Sicchè i rilievi mossi al riguardo dal ricorrente alla sentenza impugnata si risolvono in censure concernenti sostanzialmente apprezzamenti di merito che tendono per lo più ad una diversa valutazione delle risultanze processuali. In proposito, va sottolineato che, come affermato dalla Suprema Corte anche a Sezioni Unite (v. Cass. S.U. 24-11-1999-Spina-; 31-5-2000- Jakani-; 24-9-2003 -Petrella-), esula dai poteri della Corte di Cassazione quello della rilettura dei dati di fatto, posti a sostegno della decisione, il cui apprezzamento è riservato in via esclusiva al Giudice del merito, nonchè l’autonoma adozione di nuovi e diversi parametri di ricostruzione e valutazione dei fatti.

D’altro canto, si evidenzia che, in materia di infortuni sul lavoro , la condotta colposa del lavoratore infortunato non assurge a causa sopravvenuta da sola sufficiente a produrre l’evento quando sia comunque riconducibile all’area di rischio propria della attività svolta in sede: in tal senso il datore di lavoro è esonerato da responsabilità solo quando il comportamento del lavoratore, e le sue conseguenze, presentino i caratteri dell’eccezionalità, dell’abnormità, dell’esorbitanza rispetto alla condotta usualmente tenuta ed alle direttive di organizzazione ricevute. Nel caso in esame non è configurabile una siffatta prospettazione.

Il ricorso di F. deve essere dichiarato inammissibile.

6. Per quanto concerne la posizione di C.P., si precisa che anche costui rivestiva una precisa figura di garanzia quale soggetto operante, nell’ambito del cantiere edilizio, con la pala escavatrice, mezzo di evidente ingombro e pericolosità.

Egli non avrebbe dovuto azionare il macchinario in direzione di retromarcia senza avere la costante certezza visiva diretta o tramite opportuni segnalatori dell’assenza di persone sul posto in situazione di pericolo rispetto alle manovre in corso dell’escavatore. Al riguardo, i giudici di merito hanno certamente apprezzato in modo congruo gli elementi di prova fornendo una valutazione di essi ragionevole e logica sotto il profilo del “senso della realtà” degli appartenenti alla collettività e sotto quello più strettamente giuridico.
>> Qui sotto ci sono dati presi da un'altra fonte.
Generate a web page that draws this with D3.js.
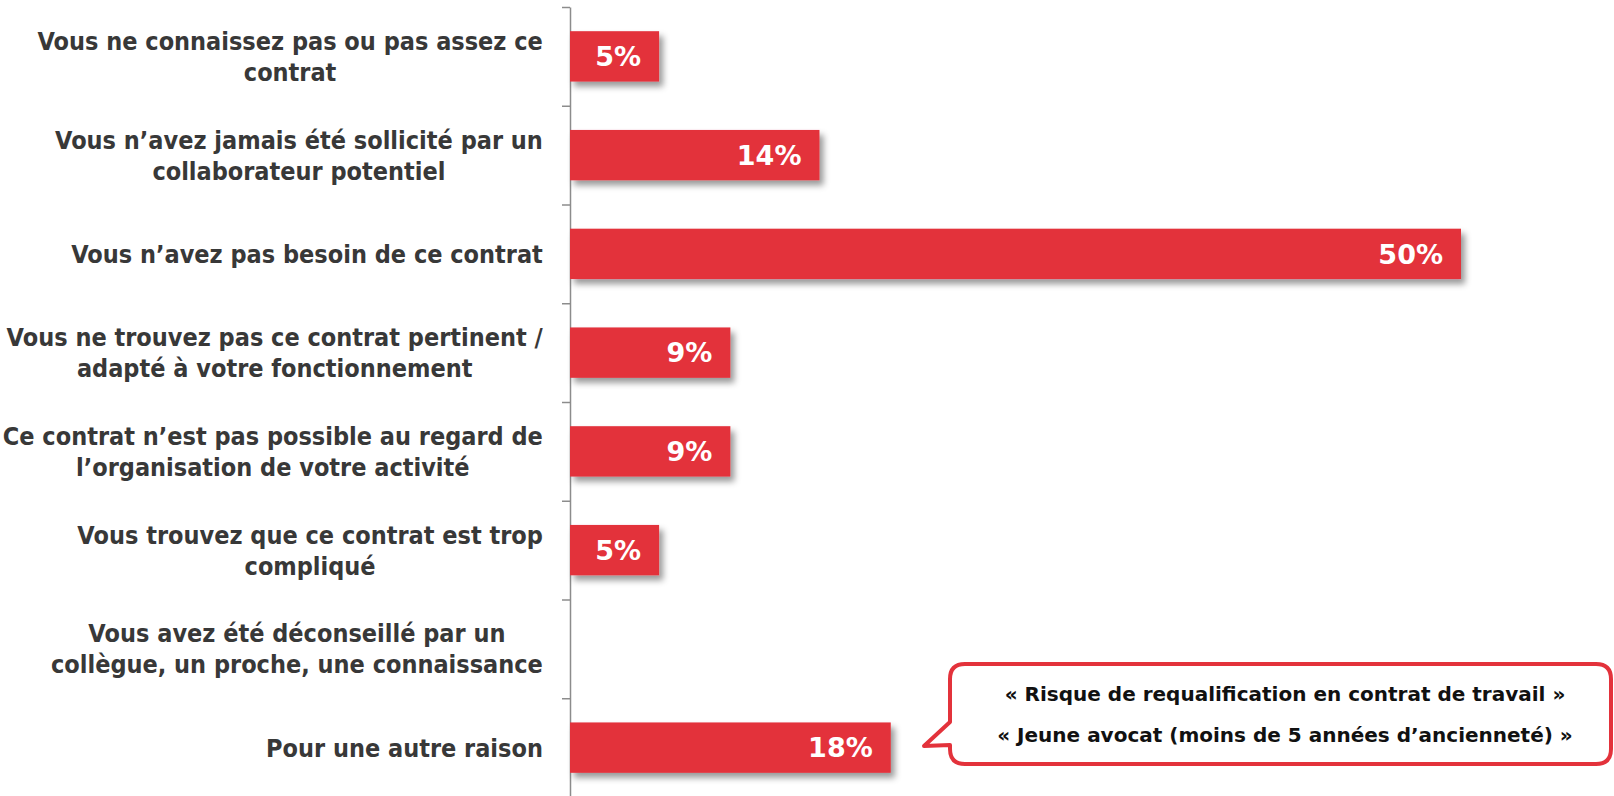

Il ricorso di C.P. deve essere rigettato.

7. Pertanto, attesa la non fondatezza delle impugnazioni, entrambi i ricorrenti vanno condannati a rimborsare, per la parte spettante a ciascuno, le spese di giudizio. F., il cui gravame va dichiarato inammissibile, va anche condannato, non sussistendo ragioni esonero, a versare la sanzione pecuniaria ex art. 616 c.p.p..

P.Q.M.

La Corte di Cassazione Sezione Quarta Penale dichiara inammissibile il ricorso di F. e condanna il ricorrente al pagamento delle spese processuali e della somma di Euro 1.000,00 in favore della cassa delle ammende. Rigetta il ricorso di C. che condanna al pagamento delle spese processuali.